Write out the listing below exactly, and omit any images you find in it.

____

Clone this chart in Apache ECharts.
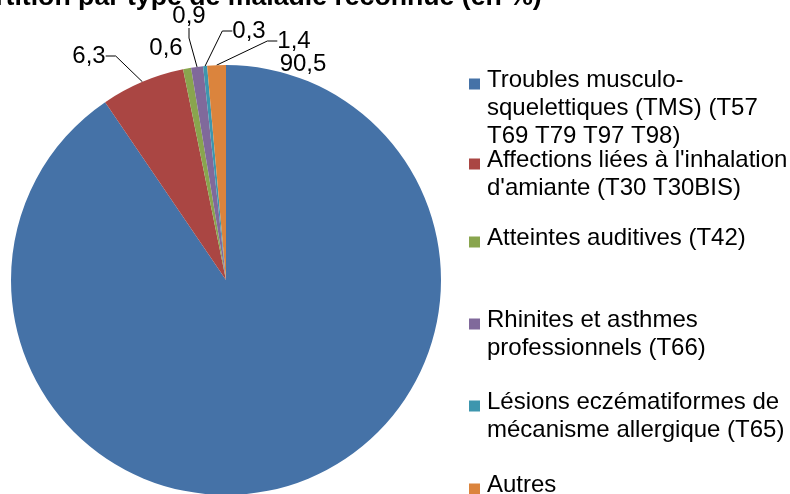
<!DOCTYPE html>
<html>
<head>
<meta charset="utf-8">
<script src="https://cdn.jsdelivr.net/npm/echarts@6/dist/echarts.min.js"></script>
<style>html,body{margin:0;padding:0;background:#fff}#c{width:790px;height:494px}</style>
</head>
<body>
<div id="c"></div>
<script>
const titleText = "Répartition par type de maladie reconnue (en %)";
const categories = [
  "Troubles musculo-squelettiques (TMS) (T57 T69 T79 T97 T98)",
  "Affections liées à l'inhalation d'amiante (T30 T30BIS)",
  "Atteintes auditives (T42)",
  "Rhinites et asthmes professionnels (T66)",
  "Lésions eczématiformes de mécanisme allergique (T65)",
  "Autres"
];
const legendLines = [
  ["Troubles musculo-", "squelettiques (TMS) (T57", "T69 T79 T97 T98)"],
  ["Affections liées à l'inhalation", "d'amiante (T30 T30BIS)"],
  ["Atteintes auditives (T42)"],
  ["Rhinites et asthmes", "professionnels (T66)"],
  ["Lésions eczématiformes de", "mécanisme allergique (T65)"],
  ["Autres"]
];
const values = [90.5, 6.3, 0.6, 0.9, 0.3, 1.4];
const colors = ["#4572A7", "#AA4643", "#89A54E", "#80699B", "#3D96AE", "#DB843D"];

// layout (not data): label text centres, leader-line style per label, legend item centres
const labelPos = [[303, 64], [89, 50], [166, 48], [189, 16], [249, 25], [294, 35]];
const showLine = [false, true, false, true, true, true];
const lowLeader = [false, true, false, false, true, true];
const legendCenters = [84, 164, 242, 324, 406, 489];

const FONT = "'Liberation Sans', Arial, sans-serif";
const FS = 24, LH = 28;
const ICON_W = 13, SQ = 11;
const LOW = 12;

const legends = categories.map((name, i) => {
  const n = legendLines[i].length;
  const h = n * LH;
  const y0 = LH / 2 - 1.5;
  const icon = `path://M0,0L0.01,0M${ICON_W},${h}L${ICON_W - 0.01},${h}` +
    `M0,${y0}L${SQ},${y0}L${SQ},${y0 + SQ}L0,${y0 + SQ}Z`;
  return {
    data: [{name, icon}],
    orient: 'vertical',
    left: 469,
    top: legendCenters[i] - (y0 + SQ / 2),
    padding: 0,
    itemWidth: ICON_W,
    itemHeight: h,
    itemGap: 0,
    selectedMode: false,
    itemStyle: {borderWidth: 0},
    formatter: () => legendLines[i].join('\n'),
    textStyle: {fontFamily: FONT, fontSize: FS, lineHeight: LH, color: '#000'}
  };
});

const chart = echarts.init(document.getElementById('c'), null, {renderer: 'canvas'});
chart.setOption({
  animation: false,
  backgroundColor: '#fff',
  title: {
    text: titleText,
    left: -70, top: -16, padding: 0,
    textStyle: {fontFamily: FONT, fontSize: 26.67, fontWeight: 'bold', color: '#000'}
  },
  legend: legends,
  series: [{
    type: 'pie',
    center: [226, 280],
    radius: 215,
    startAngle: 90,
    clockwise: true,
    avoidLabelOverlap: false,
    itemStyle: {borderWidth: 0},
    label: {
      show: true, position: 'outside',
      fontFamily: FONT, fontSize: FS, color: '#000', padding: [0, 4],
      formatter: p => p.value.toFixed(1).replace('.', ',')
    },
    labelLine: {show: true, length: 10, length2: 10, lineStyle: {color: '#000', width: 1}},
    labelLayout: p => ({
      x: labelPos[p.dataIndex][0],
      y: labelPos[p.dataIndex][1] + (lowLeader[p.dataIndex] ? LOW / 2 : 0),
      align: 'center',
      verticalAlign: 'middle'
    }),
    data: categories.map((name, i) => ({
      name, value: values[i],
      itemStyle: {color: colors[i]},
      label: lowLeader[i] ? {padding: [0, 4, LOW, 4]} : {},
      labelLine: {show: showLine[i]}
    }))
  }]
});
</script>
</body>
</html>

____

● **THE OUTPUT**:
Clone this chart in Apache ECharts.
<!DOCTYPE html>
<html>
<head>
<meta charset="utf-8">
<script src="https://cdn.jsdelivr.net/npm/echarts@6/dist/echarts.min.js"></script>
<style>html,body{margin:0;padding:0;background:#fff}#c{width:790px;height:494px}</style>
</head>
<body>
<div id="c"></div>
<script>
const titleText = "Répartition par type de maladie reconnue (en %)";
const categories = [
  "Troubles musculo-squelettiques (TMS) (T57 T69 T79 T97 T98)",
  "Affections liées à l'inhalation d'amiante (T30 T30BIS)",
  "Atteintes auditives (T42)",
  "Rhinites et asthmes professionnels (T66)",
  "Lésions eczématiformes de mécanisme allergique (T65)",
  "Autres"
];
const legendLines = [
  ["Troubles musculo-", "squelettiques (TMS) (T57", "T69 T79 T97 T98)"],
  ["Affections liées à l'inhalation", "d'amiante (T30 T30BIS)"],
  ["Atteintes auditives (T42)"],
  ["Rhinites et asthmes", "professionnels (T66)"],
  ["Lésions eczématiformes de", "mécanisme allergique (T65)"],
  ["Autres"]
];
const values = [90.5, 6.3, 0.6, 0.9, 0.3, 1.4];
const colors = ["#4572A7", "#AA4643", "#89A54E", "#80699B", "#3D96AE", "#DB843D"];

// layout (not data): label text centres, leader-line style per label, legend item centres
const labelPos = [[303, 64], [89, 50], [166, 48], [189, 16], [249, 25], [294, 35]];
const showLine = [false, true, false, true, true, true];
const lowLeader = [false, true, false, false, true, true];
const legendCenters = [84, 164, 242, 324, 406, 489];

const FONT = "'Liberation Sans', Arial, sans-serif";
const FS = 24, LH = 28;
const ICON_W = 13, SQ = 11;
const LOW = 12;

const legends = categories.map((name, i) => {
  const n = legendLines[i].length;
  const h = n * LH;
  const y0 = LH / 2 - 1.5;
  const icon = `path://M0,0L0.01,0M${ICON_W},${h}L${ICON_W - 0.01},${h}` +
    `M0,${y0}L${SQ},${y0}L${SQ},${y0 + SQ}L0,${y0 + SQ}Z`;
  return {
    data: [{name, icon}],
    orient: 'vertical',
    left: 469,
    top: legendCenters[i] - (y0 + SQ / 2),
    padding: 0,
    itemWidth: ICON_W,
    itemHeight: h,
    itemGap: 0,
    selectedMode: false,
    itemStyle: {borderWidth: 0},
    formatter: () => legendLines[i].join('\n'),
    textStyle: {fontFamily: FONT, fontSize: FS, lineHeight: LH, color: '#000'}
  };
});

const chart = echarts.init(document.getElementById('c'), null, {renderer: 'canvas'});
chart.setOption({
  animation: false,
  backgroundColor: '#fff',
  title: {
    text: titleText,
    left: -70, top: -16, padding: 0,
    textStyle: {fontFamily: FONT, fontSize: 26.67, fontWeight: 'bold', color: '#000'}
  },
  legend: legends,
  series: [{
    type: 'pie',
    center: [226, 280],
    radius: 215,
    startAngle: 90,
    clockwise: true,
    avoidLabelOverlap: false,
    itemStyle: {borderWidth: 0},
    label: {
      show: true, position: 'outside',
      fontFamily: FONT, fontSize: FS, color: '#000', padding: [0, 4],
      formatter: p => p.value.toFixed(1).replace('.', ',')
    },
    labelLine: {show: true, length: 10, length2: 10, lineStyle: {color: '#000', width: 1}},
    labelLayout: p => ({
      x: labelPos[p.dataIndex][0],
      y: labelPos[p.dataIndex][1] + (lowLeader[p.dataIndex] ? LOW / 2 : 0),
      align: 'center',
      verticalAlign: 'middle'
    }),
    data: categories.map((name, i) => ({
      name, value: values[i],
      itemStyle: {color: colors[i]},
      label: lowLeader[i] ? {padding: [0, 4, LOW, 4]} : {},
      labelLine: {show: showLine[i]}
    }))
  }]
});
</script>
</body>
</html>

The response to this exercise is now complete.